Ans: PMI must arrange periodic presentation of successful project managers who have implemented complex projects. Sharing of experiences of success and failure between chapters will enable closer relationship between them.
10. Mr. Khuram Rahat, President – PMI Pakistan
Within SAARC countries can we bring in the need of Professional Project Management Practices at core government and private sectors by evolving mechanism relating to education, certification Processes and best practices and share within Government and private sectors. Also we should make sure that such knowledge and best practices reach cost effectively to the individuals across countries especially developing countries. Can the president express his view on this? And will there be any actions that we can expect at ministry level?
Ans: I agree that we should be able to disseminate best practices on Project Management to different agencies in the country. However, I do not think that it should be done by the Government. This should be taken up by institutions like PMI in promoting the practices in different areas by enabling the personnel who have qualified to run projects. In this connection, I would like the SARRC Countries to share their core-competence in different areas. For example, some country may have competence in production of cotton. Another country may have competence in converting into yarn. Third country may have competence in making it into cloth. Fourth country may have competence in garment production and marketing. If we share the competence of different countries, it will become a win-win situation for all.
11. Shri Sridhar Rao, Chennai
Project Management as a domain is fast growing worldwide. Projects and Programs take a big share of investments in every economy. As a nation with a vision of becoming a developed country by 2020 what is our strategy on this core skill/knowledge development?

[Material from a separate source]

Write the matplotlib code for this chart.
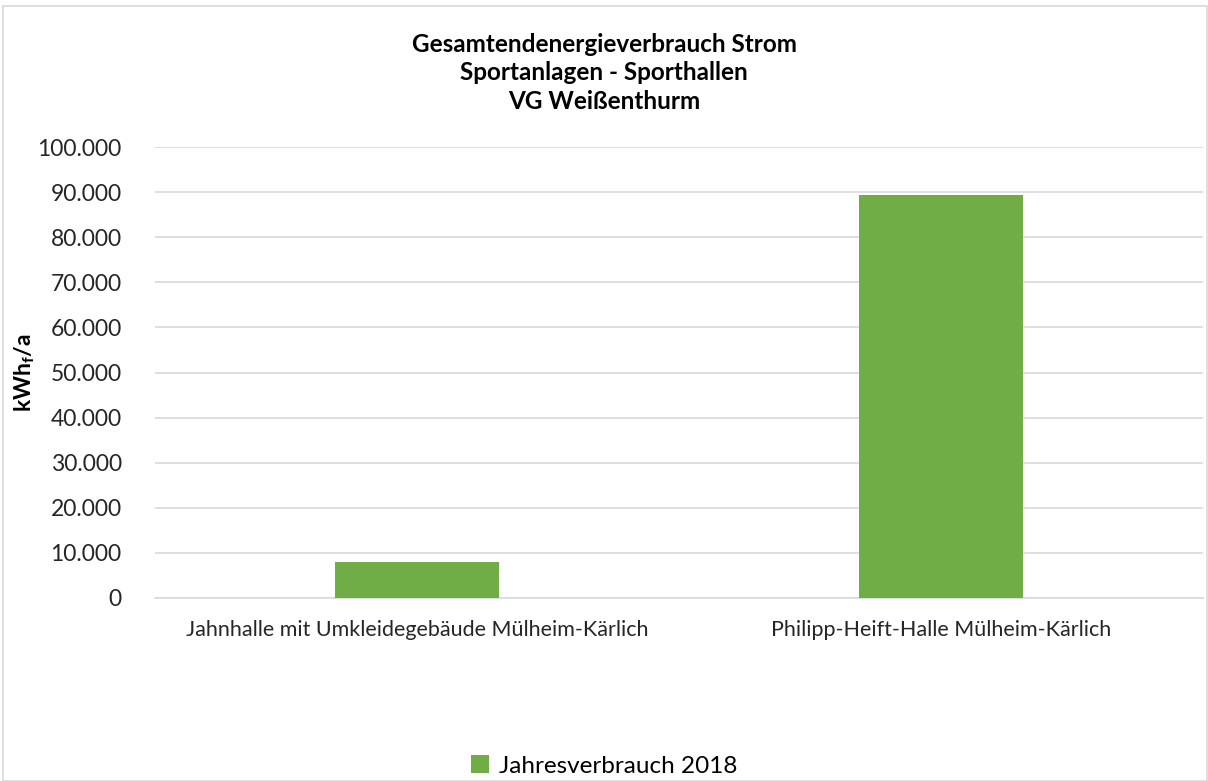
import matplotlib
matplotlib.use("Agg")
import matplotlib.pyplot as plt
from matplotlib.patches import Rectangle
from matplotlib.ticker import FuncFormatter

categories = ["Jahnhalle mit Umkleidegebäude Mülheim-Kärlich", "Philipp-Heift-Halle Mülheim-Kärlich"]
values = [8000, 89300]
series_name = "Jahresverbrauch 2018"
title_lines = ["Gesamtendenergieverbrauch Strom", "Sportanlagen - Sporthallen", "VG Weißenthurm"]
yticks = list(range(0, 100001, 10000))

plt.rcParams['font.family'] = ['Lato', 'DejaVu Sans']

fig = plt.figure(figsize=(12.08, 7.81), dpi=100)
ax = fig.add_axes([155/1208, 1-598/781, (1203-155)/1208, (598-147)/781])

x = list(range(len(categories)))
ax.bar(x, values, width=0.313, color="#70ad47", label=series_name, zorder=3)
ax.set_xlim(-0.5, len(categories)-0.5)
ax.set_ylim(0, 100000)
ax.set_yticks(yticks)
ax.yaxis.set_major_formatter(FuncFormatter(lambda v, p: f"{int(v):,}".replace(",", ".")))
ax.set_xticks(x)
ax.set_xticklabels(categories, fontsize=15.5, color="#262626")
ax.tick_params(axis='y', labelsize=16.5, colors="#262626", length=0, pad=24)
ax.tick_params(axis='x', length=0, pad=16)
ax.grid(axis='y', color="#d9d9d9", linewidth=1.2, zorder=0)
for s in ["top", "right", "left"]:
    ax.spines[s].set_visible(False)
ax.spines["bottom"].set_color("#d9d9d9")
ax.spines["bottom"].set_linewidth(1.2)

ax.set_ylabel("kWh$_\\mathregular{f}$/a", fontsize=16.5, fontweight="bold")
ax.yaxis.set_label_coords(-118/1048, 0.5)

fig.text(0.5, 1-73/781, "\n".join(title_lines), ha="center", va="center",
         fontsize=17.5, fontweight="bold", color="#000000", linespacing=1.3)

leg = fig.legend(loc="center", bbox_to_anchor=(0.5, 1-766/781), frameon=False,
                 fontsize=17.5, handlelength=0.75, handleheight=0.75, handletextpad=0.4)

fig.patches.append(Rectangle((3/1208, 0), 1-4/1208, 1-6/781, transform=fig.transFigure,
                             fill=False, edgecolor="#d9d9d9", linewidth=1.2))

fig.savefig("out.png", dpi=100, facecolor="white")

Many of our central /state departments are functionally aligned with limited project focus. What is your message to us towards the needed transformation and project focus across the needed sectors? How do we bring a gross root level awareness about the professional project management and sharing of best practices across domains?
Ans: We have a road map for implementing the developed India mission. We have to work in five areas simultaneously on mission mode. They are (1) agriculture and agro processing, (2) Education and Healthcare (3) Information and Communication Technologies (4) Infrastructure including transportation and quality power and (5) critical technologies. In many areas the project focus has already commenced. I am also advocating implementing all these tasks on a mission mode basis.